Пацан удостоил его хмурого взгляда исподлобья.

— Давай тогда по-простому. Вот я, — Харрис стукнул себя в грудь, — Харрис. А ты? — Он ткнул пальцем в сторону корыта. Чуть подождал. — Понял. Не хочешь — не надо. Я сам тебя окрещу.

Пацан повернулся к нему спиной, принялся демонстративно намыливать живот.

— Три-три, старайся. Я тебе имечко подходящее придумаю, — взгляд «крестителя» заметался по комнате в поисках вдохновения. — Вот, например, Гвоздь.

Мальчишка послал Харрису убийственный взгляд через плечо и ушел под воду. Типа мыло с головы смывать.

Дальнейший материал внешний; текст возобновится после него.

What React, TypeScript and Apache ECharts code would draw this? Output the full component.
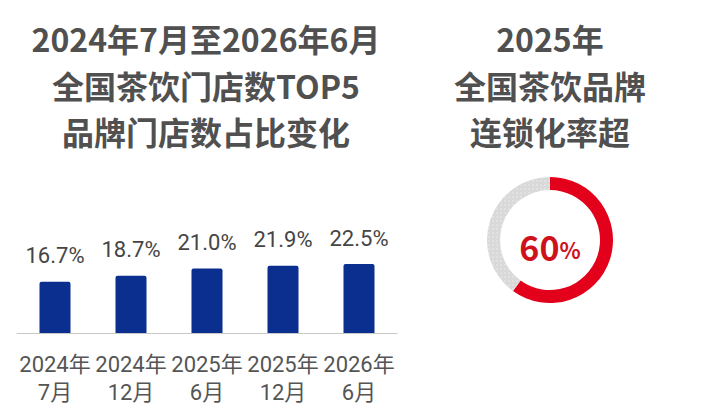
import React, { useEffect, useRef } from "react";
import * as echarts from "echarts";

const categories = ["2024年\n7月", "2024年\n12月", "2025年\n6月", "2025年\n12月", "2026年\n6月"];
const shareValues = [16.7, 18.7, 21.0, 21.9, 22.5];
const leftTitleLines = ["2024年7月至2026年6月", "全国茶饮门店数TOP5", "品牌门店数占比变化"];
const rightTitleLines = ["2025年", "全国茶饮品牌", "连锁化率超"];
const chainRate = [60, 40];

const FONT = '"Noto Sans CJK SC", "Noto Sans", sans-serif';
const LABEL_FONT = 'Roboto, "Noto Sans CJK SC", sans-serif';
const TITLE_COLOR = "#505050";

export default function App() {
  const ref = useRef<HTMLDivElement>(null);
  useEffect(() => {
    if (!ref.current) return;
    const chart = echarts.init(ref.current, null, { renderer: "svg" });
    const titleY = [38, 85, 131];
    const titles: any[] = [];
    leftTitleLines.forEach((t, i) =>
      titles.push({
        type: "text",
        x: 206,
        y: titleY[i],
        style: {
          text: t,
          fill: TITLE_COLOR,
          font: `bold 32px ${FONT}`,
          textAlign: "center",
          textVerticalAlign: "middle",
        },
      })
    );
    rightTitleLines.forEach((t, i) =>
      titles.push({
        type: "text",
        x: 550,
        y: titleY[i],
        style: {
          text: t,
          fill: TITLE_COLOR,
          font: `bold 32px ${FONT}`,
          textAlign: "center",
          textVerticalAlign: "middle",
        },
      })
    );
    titles.push({
      type: "text",
      x: 550,
      y: 246,
      style: {
        text: "{a|" + chainRate[0] + "}{b|%}",
        textAlign: "center",
        textVerticalAlign: "middle",
        rich: {
          a: { fontSize: 34, fontWeight: "bold", fontFamily: FONT, fill: "#cf111c", color: "#cf111c" },
          b: { fontSize: 22, fontWeight: "bold", fontFamily: FONT, fill: "#cf111c", color: "#cf111c", padding: [6, 0, 0, 0] },
        },
      },
    });

    chart.setOption({
      animation: false,
      backgroundColor: "#ffffff",
      graphic: titles,
      grid: { left: 17, width: 380, top: 241, height: 92 },
      xAxis: {
        type: "category",
        data: categories,
        axisLine: { lineStyle: { color: "#c8c8c8", width: 1 } },
        axisTick: { show: false },
        axisLabel: {
          interval: 0,
          hideOverlap: false,
          color: "#555555",
          fontSize: 22,
          lineHeight: 28,
          margin: 17,
          fontFamily: LABEL_FONT,
        },
      },
      yAxis: {
        type: "value",
        min: 0,
        max: 30,
        show: false,
        splitLine: { show: false },
      },
      series: [
        {
          type: "bar",
          data: shareValues,
          barWidth: 31,
          itemStyle: { color: "#0b2f8e", borderRadius: [2, 2, 0, 0] },
          label: {
            show: true,
            position: "top",
            distance: 15,
            formatter: (p: any) => p.value.toFixed(1) + "%",
            color: "#454545",
            fontSize: 22,
            fontFamily: LABEL_FONT,
          },
        },
        {
          type: "pie",
          center: [550, 240],
          radius: [50, 63],
          startAngle: 90,
          clockwise: true,
          silent: true,
          label: { show: false },
          labelLine: { show: false },
          data: [
            { value: chainRate[0], itemStyle: { color: "#e3001b" } },
            {
              value: chainRate[1],
              itemStyle: {
                color: "#d9d9d9",
                decal: {
                  symbol: "circle",
                  symbolSize: 0.6,
                  dashArrayX: 2,
                  dashArrayY: 2,
                  color: "#f2f2f2",
                },
              },
            },
          ],
        },
      ],
    });
    return () => chart.dispose();
  }, []);
  return <div ref={ref} style={{ position: "fixed", left: 0, top: 0, width: 718, height: 420 }} />;
}
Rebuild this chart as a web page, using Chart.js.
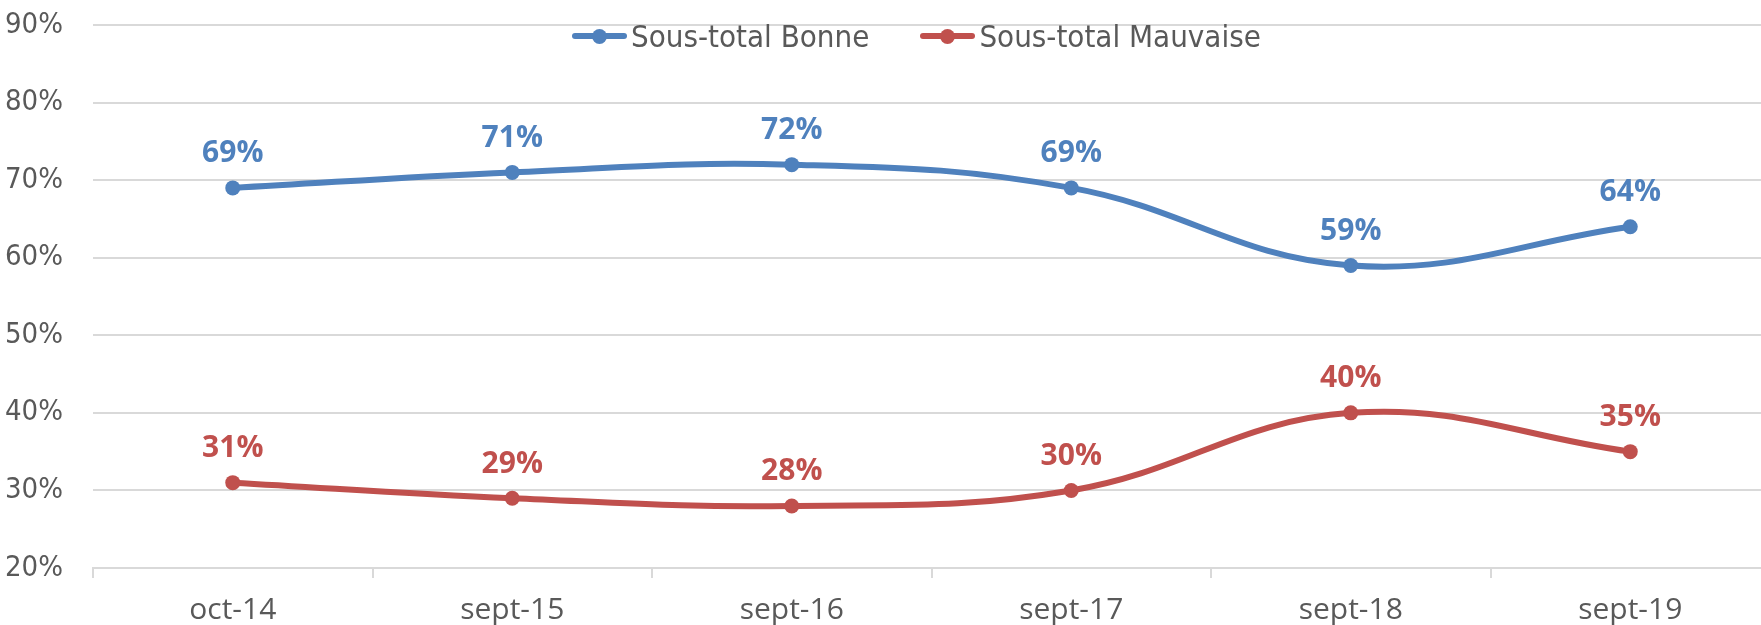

— Не нравится. А как насчет… — Харрис принюхался к антиблошиному средству, подождал для приличия, когда мальчишка вынырнет: — Череды?

Пацан фыркнул, будто ему вода в нос попала, стал ожесточенно надраивать спину, где мог достать. У самого глаза — синие щелки, но делает вид, что ему все равно. Делает вид! Харрис с трудом сдержался, чтобы не вскочить с табурета. Точно, малый прикидывается! Все он прекрасно понимает и на азири, и на тан. Только не говорит. Не может? Или не хочет? Ладно, мы ему подыграем. Посмотрим, что у него там с языком. Главное, не перегнуть палку.

Харрис уютно скрестил на груди руки:

— Вижу, тоже не нравится. Ты прав, звучит как-то… по-девчачьи. — Если бы глаза могли убивать, от Харриса осталась бы дымящаяся горка пепла. — Надо что-то попроще, — как ни в чем не бывало, продолжал он. — Может, Щенок? Все-таки в конуре сидел, разговаривать не умеешь.

Мальчишка отложил мытье, уставился на Харриса. В светлых глазах что-то полыхнуло так, что Харрис понял — это та грань, которую переступать нельзя. За окном мужчина орал истошным, по-бабьему тонким голосом. Кажется, все-таки победило четвертование. Харрис сплюнул тягучей горькой слюной на затоптанный пол.

— Ладно, будешь пока ходить безымянным. — Встал, протягивая штопаную, но чистую простыню. — Вылазь давай. Чище уже не станешь.